Evidemment, rien n’indique que l’ « ex collaborateur » de Macron était mandaté par ce dernier. Mais, qu’on arrête quand même de nous prendre pour des cons. La coïncidence est assez troublante et tout laisse croire qu’il effectuait bien un voyage pour le compte de l’Elysée.
En pleine crise des gilets jaunes, Macron a intérêt à éviter toute erreur qui pourrait lui coûter très chère. Et celle-ci en fait partie. Je signale que Benalla représente tout ce que détestent les gilets jaunes : un type hyperpuissant et intouchable, un petit bourgeois qui perçoit 6 000 euros par mois, hyper protégé…En gros, il incarne l’arrogance que beaucoup reprochent à Macron. Et tout ceci se passe au moment où la France compte 9 millions de pauvres.
Ce 2ème épisode Benalla est la confirmation que les médias qui ont porté Macron au pouvoir l’ont complètement lâché.
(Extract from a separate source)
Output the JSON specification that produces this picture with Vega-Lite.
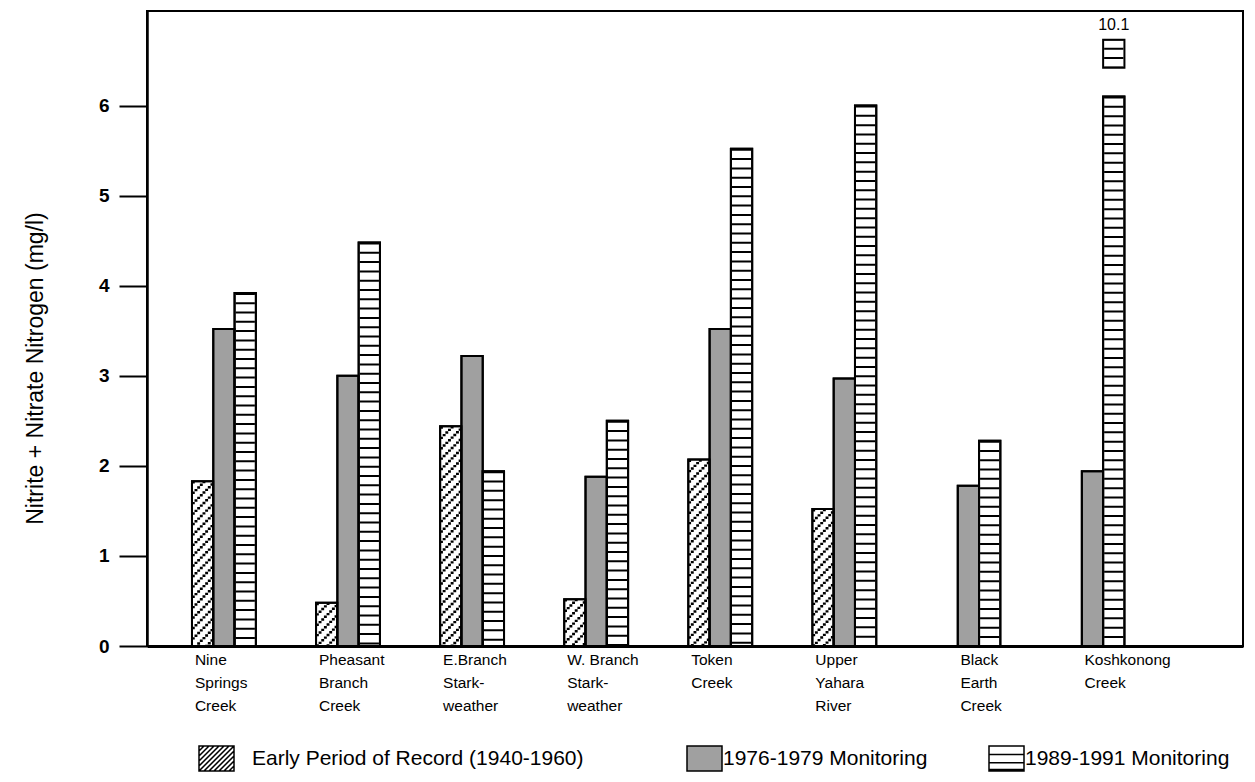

Macron est certes perçu comme un chef d’Etat jeune, intelligent et charismatique à l’étranger, mais chez lui, il est qualifié d’arrogant et d’inexpérimenté.
En un an et demi, Macron a fait pire que tous ses prédécesseurs. En pleine crise des gilets jaunes, il peut désormais mettre fin à tout rêve d’un second mandat. J’ai de sérieux doutes d’ailleurs qu’il puisse finir le premier. Peut-être que je me trompe, mais pour moi, la page Macron est tournée.